The aforementioned opening track is something of a microcosm of the album as a whole, with the six and a half minutes flitting between hazy, spacey broodings and marauding, maverick chops. Think And So I Watch You From Afar getting it on with dearly departed turboproggers Cleft and this is close to what you get. It’s uplifting stuff, with Museum Of Walking’s spider-fingered riffwork hitting all the right spots, and the stonking Nobody Had The Heart To Tell Him He Was On Fire a multicoloured joy.
Then there’s Don’t You Know Who I Think I Am?, which opens with rhythmic riffs dripping in sludge, while Some Soldiers is an intoxicating roller-coaster ride through wacky guitar effects, pulsing beats and a hip-shaking groove.

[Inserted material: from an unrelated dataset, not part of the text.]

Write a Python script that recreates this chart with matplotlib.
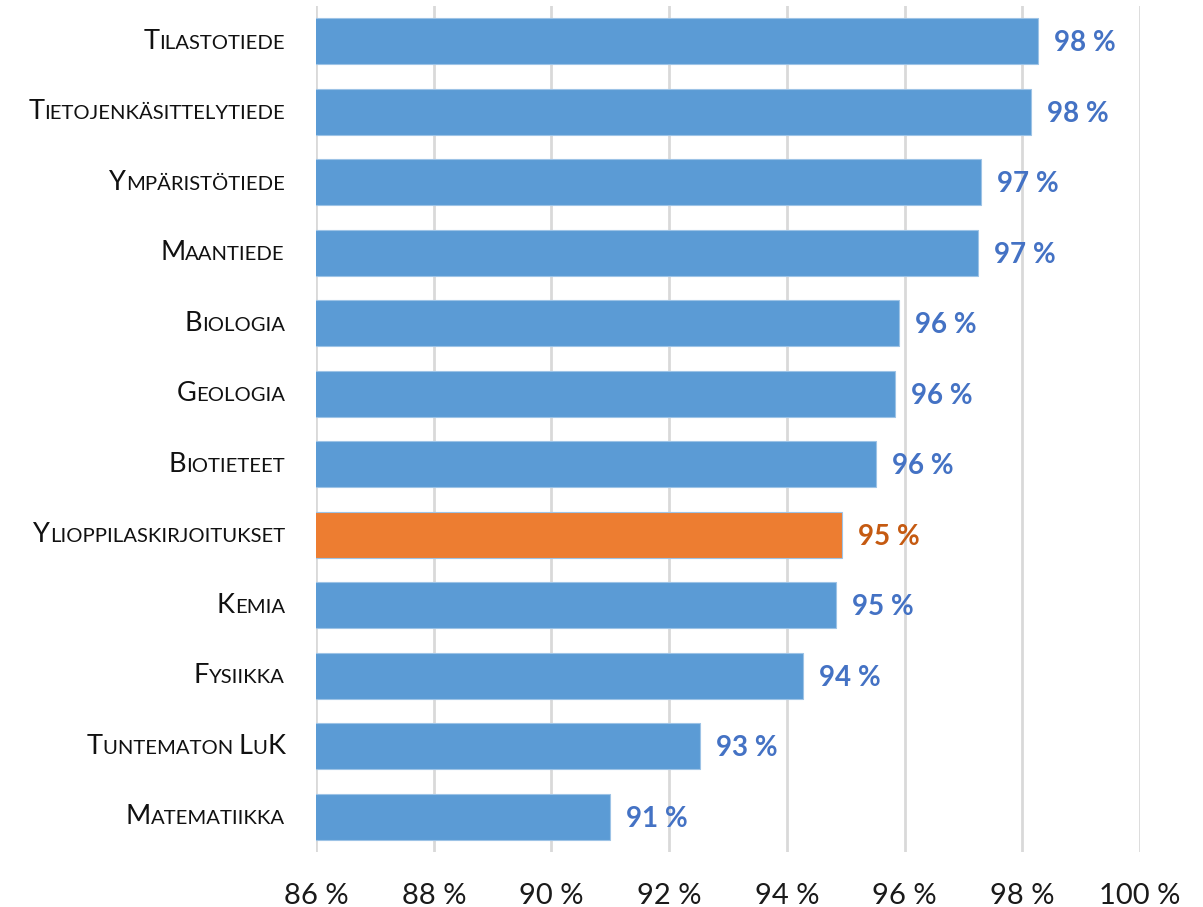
import matplotlib
matplotlib.use("Agg")
import matplotlib.pyplot as plt
from matplotlib.offsetbox import TextArea, HPacker, AnnotationBbox

plt.rcParams['font.family'] = ['Lato', 'DejaVu Sans']

# data (top -> bottom)
aineet = ["Tilastotiede", "Tietojenkäsittelytiede", "Ympäristötiede", "Maantiede",
          "Biologia", "Geologia", "Biotieteet", "Ylioppilaskirjoitukset",
          "Kemia", "Fysiikka", "Tuntematon LuK", "Matematiikka"]
osuus = [98.27, 98.15, 97.30, 97.25, 95.90, 95.84, 95.52, 94.94, 94.83, 94.27, 92.52, 90.99]
korostus = "Ylioppilaskirjoitukset"
xtikit = [86, 88, 90, 92, 94, 96, 98, 100]

sininen = "#5B9BD5"
oranssi = "#ED7D31"
sininen_teksti = "#4472C4"
oranssi_teksti = "#C55A11"

fig = plt.figure(figsize=(12.03, 9.07), dpi=100)
ax = fig.add_axes([0.2627, 0.0606, 0.685, 0.9328])

y = list(range(len(aineet)))
varit = [oranssi if a == korostus else sininen for a in aineet]
ax.barh(y, osuus, height=0.65, color=varit, left=0, edgecolor="#9dc3e6", linewidth=0.8)

ax.set_xlim(86, 100)
ax.set_ylim(len(aineet) - 0.5, -0.5)
ax.set_xticks(xtikit)
ax.set_xticklabels([f"{t} %" for t in xtikit], fontsize=21, color="#1a1a1a")
ax.tick_params(axis="x", length=0, pad=22)
ax.set_yticks([])
ax.grid(axis="x", color="#d9d9d9", linewidth=2)
ax.set_axisbelow(True)
for s in ax.spines.values():
    s.set_visible(False)

# arvot palkkien perään
for i, (a, v) in enumerate(zip(aineet, osuus)):
    c = oranssi_teksti if a == korostus else sininen_teksti
    ax.annotate(f"{v:.0f} %", xy=(v, i), xytext=(16, -2), textcoords="offset pixels",
                ha="left", va="center", fontsize=20, fontweight="bold", color=c)

# kapiteelit (small caps) nimille
def kapiteeli(teksti):
    osat = []
    for ch in teksti:
        iso = ch.isupper()
        if osat and osat[-1][1] == iso:
            osat[-1][0] += ch
        else:
            osat.append([ch, iso])
    laatikot = []
    for t, iso in osat:
        koko = 19.5 if iso else 14.6
        laatikot.append(TextArea(t.upper(), textprops=dict(fontsize=koko, color="#111111")))
    return HPacker(children=laatikot, align="baseline", pad=0, sep=0)

for i, a in enumerate(aineet):
    ab = AnnotationBbox(kapiteeli(a), xy=(0, i), xycoords=("axes fraction", "data"),
                        xybox=(-31, 0), boxcoords="offset pixels", box_alignment=(1, 0.5),
                        frameon=False, pad=0)
    ax.add_artist(ab)

fig.savefig("out.png", dpi=100)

Say the word ‘prog’ to a lot of young listeners and their minds might conjure up wizard hats and soulless fretboard vainglory, but when you’ve got acts like these rowdy Liverpudlians flying the flag, there’s plenty of hope left yet. Curious alt and pop rockers should find enough gleaming hooks of accessibility in this album to hopefully invite them to explore our wonderful genre further.
Sometimes gateway drugs lead on to bad things, but if Health can help to create a future generation of bright-eyed proggers, then this addictive record might just be worth them taking the risk. And for those seasoned experimentalists out there, Alpha Male Tea Party have just made one of the year’s must-listen albums.